The ACS recently set a challenge goal to reduce age-adjusted cancer mortality rates by 40% by 2035, recognizing that achieving this goal will require health behavior change at the population level as well as focused interventions for disadvantaged populations.18 Improving cancer outcomes for all, and especially for disadvantaged populations, can be better achieved by incorporating a social determinants of health framework into cancer practice, research, and policy across the cancer continuum. This blueprint presented a framework and recommendations to accelerate cancer control progress and achieve health equity. Examining and addressing the fundamental causes (eg, inequitable distribution of resources and power) of the underlying causes (eg, adequacy of and access to health insurance coverage) can lead to action that supports individuals and greater population impact and equitable cancer outcomes.
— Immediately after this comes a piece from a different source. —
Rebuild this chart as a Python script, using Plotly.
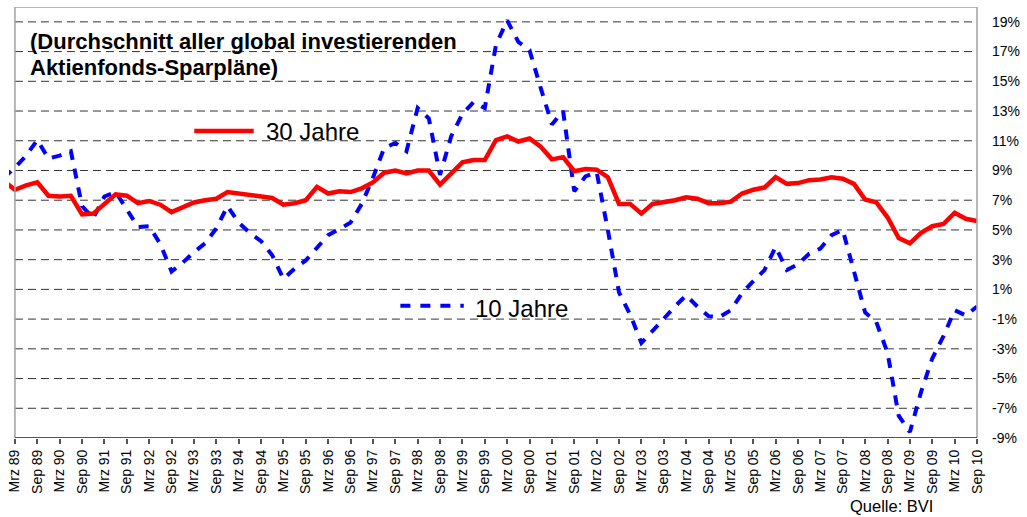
import plotly.graph_objects as go

# ---------------- data ----------------
years = ["88", "89", "90", "91", "92", "93", "94", "95", "96", "97", "98", "99",
         "00", "01", "02", "03", "04", "05", "06", "07", "08", "09", "10"]
months = ["Mrz", "Jun", "Sep", "Dez"]

# quarterly categories Dez 88 ... Sep 10
quarters = ["Dez 88"] + [f"{m} {y}" for y in years[1:] for m in months][:-1]

# tick labels (half-yearly)
tick_labels = [q for q in quarters if q.startswith("Mrz") or q.startswith("Sep")]

# 30-year savings plans (% p.a.)
jahre30 = [8.3, 7.7, 8.0, 8.2, 7.3, 7.25, 7.3, 6.05, 6.1, 6.75,
           7.4, 7.3, 6.8, 6.95, 6.7, 6.2, 6.5, 6.85, 7.0, 7.1,
           7.55, 7.45, 7.35, 7.3, 7.15, 6.7, 6.8, 7.0, 7.9, 7.45,
           7.6, 7.55, 7.8, 8.2, 8.85, 9.0, 8.8, 9.0, 9.0, 8.05,
           8.8, 9.55, 9.7, 9.7, 11.05, 11.3, 10.95, 11.15, 10.6, 9.75,
           9.9, 8.95, 9.1, 9.05, 8.55, 6.75, 6.75, 6.1, 6.75, 6.85,
           7.0, 7.2, 7.1, 6.8, 6.8, 6.9, 7.45, 7.7, 7.85, 8.55,
           8.1, 8.15, 8.35, 8.4, 8.55, 8.45, 8.1, 7.05, 6.85, 5.85,
           4.45, 4.1, 4.8, 5.25, 5.4, 6.15, 5.75, 5.6]

# 10-year savings plans (% p.a.)
jahre10 = [8.5, 9.2, 10.0, 11.05, 9.8, 10.0, 10.3, 6.6, 5.8, 7.25,
           7.55, 6.4, 5.2, 5.25, 4.05, 2.2, 2.8, 3.5, 4.1, 5.1,
           6.6, 5.5, 4.8, 4.25, 3.3, 1.7, 2.4, 2.95, 3.85, 4.65,
           5.05, 5.5, 6.75, 8.5, 10.5, 10.85, 10.3, 13.2, 12.5, 8.7,
           11.3, 12.8, 13.6, 13.2, 17.45, 19.1, 17.65, 17.1, 14.55, 12.1,
           13.0, 7.6, 8.6, 8.9, 5.0, 0.8, -0.7, -2.6, -1.8, -0.95,
           -0.15, 0.6, -0.15, -0.8, -0.85, -0.4, 0.75, 1.55, 2.3, 3.85,
           2.3, 2.7, 3.4, 3.75, 4.65, 5.0, 2.3, -0.55, -1.2, -3.25,
           -7.5, -8.6, -5.9, -3.65, -2.15, -0.4, -0.75, -0.15]

y_ticks = [-9, -7, -5, -3, -1, 1, 3, 5, 7, 9, 11, 13, 15, 17, 19]
y_ticktext = [f"{v}%" for v in y_ticks]

title_lines = ["(Durchschnitt aller global investierenden", "Aktienfonds-Sparpläne)"]
source_text = "Quelle: BVI"

# ---------------- layout geometry ----------------
W, H = 1027, 517
ML, MR, MT, MB = 8, 42, 7, 79
PW, PH = W - ML - MR, H - MT - MB
X_RANGE = [0.47, len(quarters) - 1]
Y_RANGE = [-9, 20]
FONT = "Liberation Sans, Arial, sans-serif"


def px_x(p):
    return (p - ML) / PW


def px_y(p):
    return (H - MB - p) / PH


def idx_paper(i):
    return (i - X_RANGE[0]) / (X_RANGE[1] - X_RANGE[0])


fig = go.Figure()
fig.add_trace(go.Scatter(x=quarters, y=jahre10, mode="lines", name="10 Jahre",
                         line=dict(color="#0000FF", width=4, dash="10px,9px")))
fig.add_trace(go.Scatter(x=quarters, y=jahre30, mode="lines", name="30 Jahre",
                         line=dict(color="#FF0000", width=4.5)))

left_p = idx_paper(1)
shapes = []
for v in y_ticks[1:]:
    shapes.append(dict(type="line", xref="paper", yref="y", x0=left_p, x1=1, y0=v, y1=v,
                       line=dict(color="#333333", width=1, dash="8px,5px"), layer="below"))
# frame
shapes.append(dict(type="line", xref="paper", yref="y", x0=left_p, x1=left_p, y0=-9, y1=20,
                   line=dict(color="#A0A0A0", width=1.5)))
shapes.append(dict(type="line", xref="paper", yref="y", x0=1, x1=1, y0=-9, y1=20,
                   line=dict(color="#A0A0A0", width=1.5)))
shapes.append(dict(type="line", xref="paper", yref="y", x0=left_p, x1=1, y0=20, y1=20,
                   line=dict(color="#A0A0A0", width=1.5)))
shapes.append(dict(type="line", xref="paper", yref="y", x0=left_p, x1=1, y0=-9, y1=-9,
                   line=dict(color="#555555", width=2)))
# legend samples
shapes.append(dict(type="line", xref="paper", yref="paper", x0=px_x(195), x1=px_x(255),
                   y0=px_y(131), y1=px_y(131), line=dict(color="#FF0000", width=4.5)))
shapes.append(dict(type="line", xref="paper", yref="paper", x0=px_x(403), x1=px_x(467),
                   y0=px_y(305.7), y1=px_y(305.7),
                   line=dict(color="#0000FF", width=4, dash="10px,10px")))

annotations = [
    dict(text="<b>" + title_lines[0] + "</b>", x=px_x(27), y=px_y(41.6),
         font=dict(size=22, family=FONT, color="black")),
    dict(text="<b>" + title_lines[1] + "</b>", x=px_x(27), y=px_y(67.3),
         font=dict(size=22, family=FONT, color="black")),
    dict(text="30 Jahre", x=px_x(265), y=px_y(131.6), font=dict(size=24, family=FONT, color="black")),
    dict(text="10 Jahre", x=px_x(476), y=px_y(308.3), font=dict(size=24, family=FONT, color="black")),
    dict(text=source_text, x=px_x(855), y=px_y(506), font=dict(size=16.5, family=FONT, color="black")),
]
for a in annotations:
    a.update(xref="paper", yref="paper", xanchor="left", yanchor="middle", showarrow=False)

fig.update_layout(
    width=W, height=H,
    margin=dict(l=ML, r=MR, t=MT, b=MB, pad=0),
    paper_bgcolor="white", plot_bgcolor="white",
    showlegend=False,
    font=dict(family=FONT, size=14, color="black"),
    shapes=shapes, annotations=annotations,
    xaxis=dict(type="category", range=X_RANGE, tickmode="array",
               tickvals=tick_labels, ticktext=tick_labels, tickangle=-90,
               ticks="outside", ticklen=5, tickwidth=1.5, tickcolor="#555555",
               showgrid=False, zeroline=False, showline=False,
               tickfont=dict(size=14, family=FONT, color="black")),
    yaxis=dict(range=Y_RANGE, side="right", tickmode="array",
               tickvals=y_ticks, ticktext=y_ticktext,
               ticks="", showgrid=False, zeroline=False, showline=False,
               ticklabelstandoff=14,
               tickfont=dict(size=14, family=FONT, color="black")),
)

fig.write_html("out.html", config={"displayModeBar": False},
               post_script="document.body.style.margin='0';")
Although many health systems across the country solely address individual patient needs, others are moving toward a population health approach (eg, Accountable Health Communities181). Reflecting current needs and trends, in September 2019 the National Academies of Science, Engineering, and Medicine released a report on integrating social care into healthcare delivery.182 Creative solutions that are codesigned with multiple sectors and driven by community values and perspectives can inform targeted, multilevel interventions that address and improve the social circumstances of patients and communities. The cancer control continuum comprises a range of intervention targets, from prevention and screening to survivorship and end-of-life care. Just as current cancer control efforts must target this entire continuum of influence, so must future cancer control efforts target the entire social determinants continuum of influence, including social-structural factors. Failure to embrace this perspective will inevitably contribute to the perpetuation, and potentially widening, of cancer disparities.